Directions
From the records below, print only the part that opens with the line containing "Write the seaborn" and closes with the line containing "import seaborn as sns"; omit the pictures.

Record excerpts

--- START ---

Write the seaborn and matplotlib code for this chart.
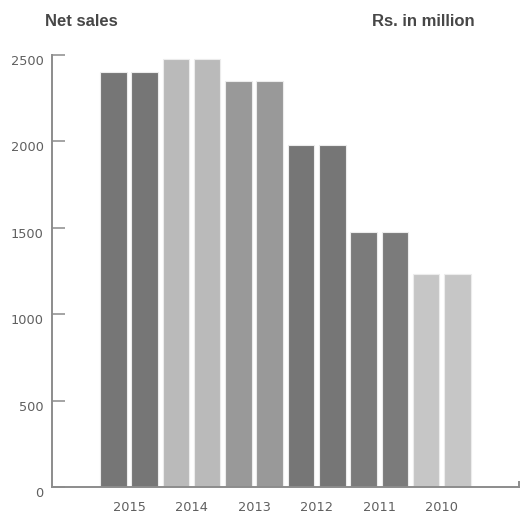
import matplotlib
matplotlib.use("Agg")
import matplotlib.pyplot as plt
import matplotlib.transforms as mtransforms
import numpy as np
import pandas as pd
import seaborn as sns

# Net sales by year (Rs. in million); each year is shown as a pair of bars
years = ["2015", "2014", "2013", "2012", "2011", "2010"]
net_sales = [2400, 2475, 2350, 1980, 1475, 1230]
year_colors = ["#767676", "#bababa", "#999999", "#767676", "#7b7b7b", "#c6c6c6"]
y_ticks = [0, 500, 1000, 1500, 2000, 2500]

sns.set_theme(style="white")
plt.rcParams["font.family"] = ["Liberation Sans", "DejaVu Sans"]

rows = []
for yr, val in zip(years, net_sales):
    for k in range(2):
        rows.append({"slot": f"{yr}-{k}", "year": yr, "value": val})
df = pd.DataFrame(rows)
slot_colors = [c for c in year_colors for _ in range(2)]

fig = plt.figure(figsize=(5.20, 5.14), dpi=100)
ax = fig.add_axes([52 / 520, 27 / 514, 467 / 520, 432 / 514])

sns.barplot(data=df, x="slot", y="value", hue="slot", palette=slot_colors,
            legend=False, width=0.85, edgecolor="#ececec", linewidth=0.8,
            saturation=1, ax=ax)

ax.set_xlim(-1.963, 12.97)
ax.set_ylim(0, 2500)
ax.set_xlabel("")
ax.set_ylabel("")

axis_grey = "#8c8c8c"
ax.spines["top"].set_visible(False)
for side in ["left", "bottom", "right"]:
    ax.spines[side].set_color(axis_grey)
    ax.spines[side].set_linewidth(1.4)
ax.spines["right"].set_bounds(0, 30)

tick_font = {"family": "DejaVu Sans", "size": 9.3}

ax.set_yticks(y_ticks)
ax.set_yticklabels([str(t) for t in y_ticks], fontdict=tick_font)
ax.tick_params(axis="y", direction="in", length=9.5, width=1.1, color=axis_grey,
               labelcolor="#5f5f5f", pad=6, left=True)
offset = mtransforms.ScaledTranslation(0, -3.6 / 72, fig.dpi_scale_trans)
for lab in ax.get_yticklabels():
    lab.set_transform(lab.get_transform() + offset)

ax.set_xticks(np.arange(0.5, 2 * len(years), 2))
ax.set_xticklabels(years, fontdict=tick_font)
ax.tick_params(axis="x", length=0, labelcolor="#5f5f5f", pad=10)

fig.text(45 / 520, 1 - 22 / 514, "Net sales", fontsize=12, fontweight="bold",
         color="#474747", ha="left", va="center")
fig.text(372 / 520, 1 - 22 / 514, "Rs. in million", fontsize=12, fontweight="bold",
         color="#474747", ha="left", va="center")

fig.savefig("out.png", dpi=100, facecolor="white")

--- END ---
--- START ---

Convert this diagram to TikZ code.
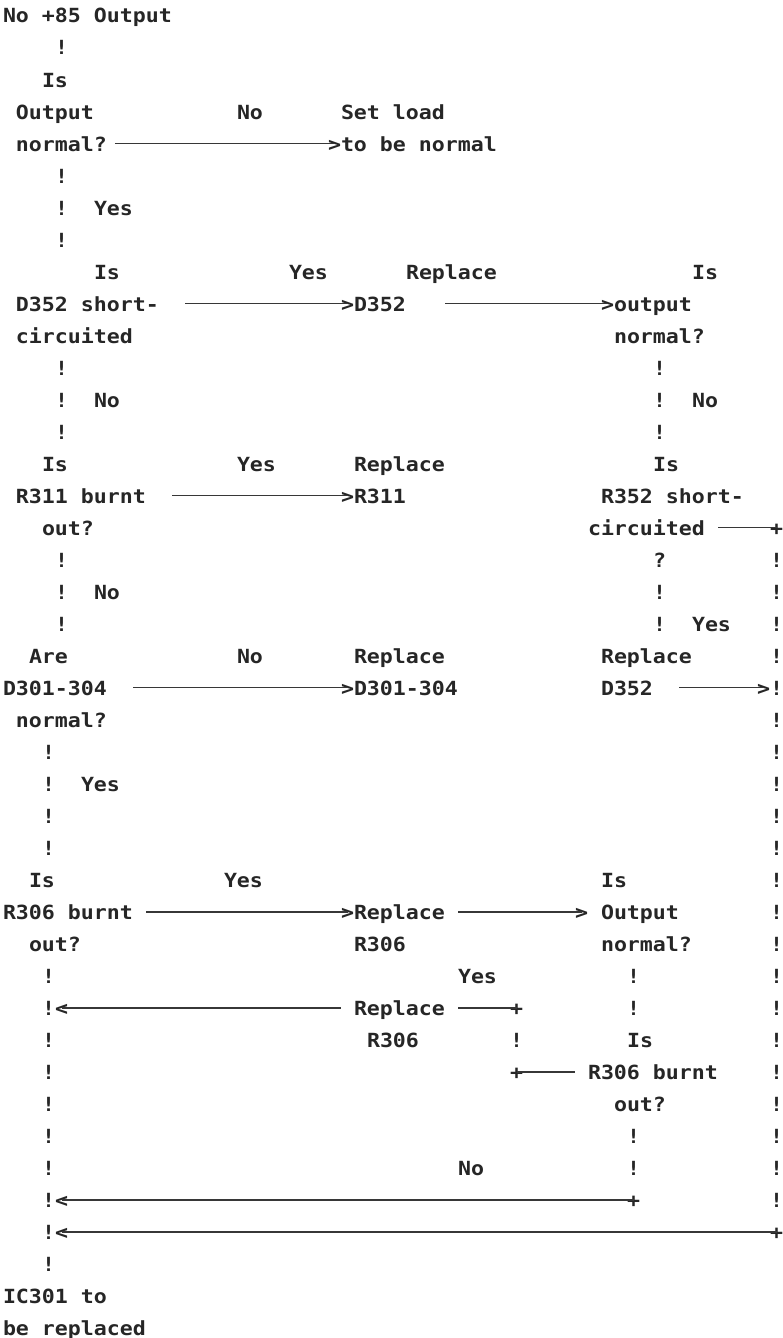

--- END ---
--- START ---

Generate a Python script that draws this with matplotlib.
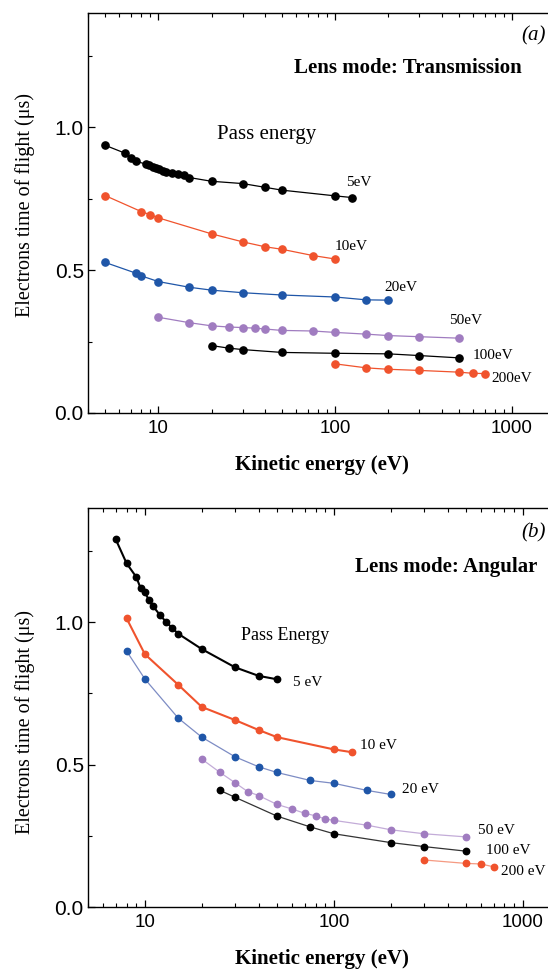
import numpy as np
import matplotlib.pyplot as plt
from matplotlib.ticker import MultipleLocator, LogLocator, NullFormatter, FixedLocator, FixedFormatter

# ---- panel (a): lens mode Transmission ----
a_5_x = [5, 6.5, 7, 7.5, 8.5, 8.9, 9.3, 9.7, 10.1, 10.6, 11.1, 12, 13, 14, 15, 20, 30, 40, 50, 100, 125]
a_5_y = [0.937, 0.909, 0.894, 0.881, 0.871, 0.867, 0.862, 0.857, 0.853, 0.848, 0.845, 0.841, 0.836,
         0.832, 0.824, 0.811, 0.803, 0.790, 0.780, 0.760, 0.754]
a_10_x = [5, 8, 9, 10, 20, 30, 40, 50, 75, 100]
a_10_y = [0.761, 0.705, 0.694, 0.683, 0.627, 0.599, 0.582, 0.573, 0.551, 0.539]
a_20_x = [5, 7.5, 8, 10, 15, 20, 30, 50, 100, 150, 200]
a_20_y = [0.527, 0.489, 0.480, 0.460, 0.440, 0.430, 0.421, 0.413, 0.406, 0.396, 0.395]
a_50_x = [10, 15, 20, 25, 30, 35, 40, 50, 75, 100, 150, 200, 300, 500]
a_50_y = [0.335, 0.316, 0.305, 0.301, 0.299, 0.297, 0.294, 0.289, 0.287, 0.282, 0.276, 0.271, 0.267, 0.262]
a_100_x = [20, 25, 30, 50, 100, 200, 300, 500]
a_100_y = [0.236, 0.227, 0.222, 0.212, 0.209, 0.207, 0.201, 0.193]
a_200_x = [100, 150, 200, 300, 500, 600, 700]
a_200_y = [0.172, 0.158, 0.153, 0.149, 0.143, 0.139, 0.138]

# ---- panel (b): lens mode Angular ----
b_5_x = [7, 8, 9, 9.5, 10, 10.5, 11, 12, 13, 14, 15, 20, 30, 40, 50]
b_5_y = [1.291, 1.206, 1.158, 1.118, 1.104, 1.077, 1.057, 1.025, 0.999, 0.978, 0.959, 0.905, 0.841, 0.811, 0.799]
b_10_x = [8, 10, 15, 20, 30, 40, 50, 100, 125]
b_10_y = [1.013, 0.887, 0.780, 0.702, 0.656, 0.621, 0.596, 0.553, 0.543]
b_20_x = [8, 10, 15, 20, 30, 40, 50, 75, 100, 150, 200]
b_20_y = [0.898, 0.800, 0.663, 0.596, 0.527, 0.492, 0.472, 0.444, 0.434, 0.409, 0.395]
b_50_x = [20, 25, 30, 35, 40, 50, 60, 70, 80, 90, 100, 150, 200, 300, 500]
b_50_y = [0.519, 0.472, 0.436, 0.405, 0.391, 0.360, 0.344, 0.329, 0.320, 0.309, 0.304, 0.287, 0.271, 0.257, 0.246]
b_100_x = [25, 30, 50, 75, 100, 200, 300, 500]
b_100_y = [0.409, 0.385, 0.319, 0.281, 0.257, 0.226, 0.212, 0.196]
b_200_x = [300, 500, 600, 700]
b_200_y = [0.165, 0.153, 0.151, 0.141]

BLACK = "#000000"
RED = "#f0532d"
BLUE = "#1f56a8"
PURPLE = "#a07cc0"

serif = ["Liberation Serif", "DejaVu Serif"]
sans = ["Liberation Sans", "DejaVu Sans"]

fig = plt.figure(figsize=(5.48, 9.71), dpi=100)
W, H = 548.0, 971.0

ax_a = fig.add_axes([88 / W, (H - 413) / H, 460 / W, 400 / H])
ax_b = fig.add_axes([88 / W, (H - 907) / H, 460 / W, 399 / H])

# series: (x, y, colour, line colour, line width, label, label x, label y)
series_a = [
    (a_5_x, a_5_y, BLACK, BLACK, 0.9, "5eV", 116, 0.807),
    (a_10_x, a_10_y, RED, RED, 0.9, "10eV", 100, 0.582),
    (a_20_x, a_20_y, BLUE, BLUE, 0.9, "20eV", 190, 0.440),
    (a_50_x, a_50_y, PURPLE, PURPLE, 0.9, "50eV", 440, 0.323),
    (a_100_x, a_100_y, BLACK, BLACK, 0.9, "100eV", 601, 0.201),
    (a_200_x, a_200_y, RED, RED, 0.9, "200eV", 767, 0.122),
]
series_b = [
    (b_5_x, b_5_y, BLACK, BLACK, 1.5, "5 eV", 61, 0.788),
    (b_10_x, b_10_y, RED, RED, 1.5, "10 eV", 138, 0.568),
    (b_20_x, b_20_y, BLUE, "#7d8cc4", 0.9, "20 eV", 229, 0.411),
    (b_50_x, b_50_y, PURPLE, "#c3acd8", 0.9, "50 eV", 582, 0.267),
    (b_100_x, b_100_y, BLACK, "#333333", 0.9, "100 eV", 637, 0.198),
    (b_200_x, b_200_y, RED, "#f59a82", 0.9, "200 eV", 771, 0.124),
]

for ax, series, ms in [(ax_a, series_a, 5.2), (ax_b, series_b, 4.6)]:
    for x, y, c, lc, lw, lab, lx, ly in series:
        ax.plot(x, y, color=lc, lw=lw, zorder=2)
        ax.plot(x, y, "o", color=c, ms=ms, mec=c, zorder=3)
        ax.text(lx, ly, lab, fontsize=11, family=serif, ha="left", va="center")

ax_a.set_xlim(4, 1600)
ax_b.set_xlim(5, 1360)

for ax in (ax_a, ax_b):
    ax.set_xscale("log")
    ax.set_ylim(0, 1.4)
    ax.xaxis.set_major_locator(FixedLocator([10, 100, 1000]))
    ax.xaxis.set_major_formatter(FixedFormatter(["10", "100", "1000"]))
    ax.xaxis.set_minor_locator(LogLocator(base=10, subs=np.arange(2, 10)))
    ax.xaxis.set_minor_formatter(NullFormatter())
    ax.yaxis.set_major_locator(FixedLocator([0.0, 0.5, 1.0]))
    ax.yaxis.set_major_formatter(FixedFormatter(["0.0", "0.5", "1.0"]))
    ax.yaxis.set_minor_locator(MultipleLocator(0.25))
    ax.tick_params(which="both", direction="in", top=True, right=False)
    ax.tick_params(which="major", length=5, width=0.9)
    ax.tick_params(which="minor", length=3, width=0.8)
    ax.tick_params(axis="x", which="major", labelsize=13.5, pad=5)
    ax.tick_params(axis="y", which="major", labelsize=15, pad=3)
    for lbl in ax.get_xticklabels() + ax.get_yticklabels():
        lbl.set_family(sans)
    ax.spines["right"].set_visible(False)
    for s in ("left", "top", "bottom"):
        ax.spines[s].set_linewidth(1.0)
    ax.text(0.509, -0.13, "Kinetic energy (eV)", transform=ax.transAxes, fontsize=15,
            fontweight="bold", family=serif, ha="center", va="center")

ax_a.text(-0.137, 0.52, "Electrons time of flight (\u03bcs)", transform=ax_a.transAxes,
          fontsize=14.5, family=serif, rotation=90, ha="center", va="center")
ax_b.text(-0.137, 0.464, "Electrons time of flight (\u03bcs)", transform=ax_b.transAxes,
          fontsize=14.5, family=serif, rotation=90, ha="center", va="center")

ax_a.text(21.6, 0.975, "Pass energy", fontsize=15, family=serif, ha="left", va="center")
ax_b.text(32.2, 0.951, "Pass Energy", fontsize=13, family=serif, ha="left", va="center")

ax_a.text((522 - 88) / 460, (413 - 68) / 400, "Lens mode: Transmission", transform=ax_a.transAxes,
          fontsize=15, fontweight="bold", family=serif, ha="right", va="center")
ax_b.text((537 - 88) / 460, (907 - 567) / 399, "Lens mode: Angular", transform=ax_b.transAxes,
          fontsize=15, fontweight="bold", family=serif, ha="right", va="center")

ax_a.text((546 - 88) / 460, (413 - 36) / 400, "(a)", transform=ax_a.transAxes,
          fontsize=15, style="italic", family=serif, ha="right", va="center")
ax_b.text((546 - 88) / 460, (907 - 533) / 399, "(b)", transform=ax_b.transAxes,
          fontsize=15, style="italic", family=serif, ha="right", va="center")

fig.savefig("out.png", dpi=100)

--- END ---

Written solution
Write the seaborn and matplotlib code for this chart.
import matplotlib
matplotlib.use("Agg")
import matplotlib.pyplot as plt
import matplotlib.transforms as mtransforms
import numpy as np
import pandas as pd
import seaborn as sns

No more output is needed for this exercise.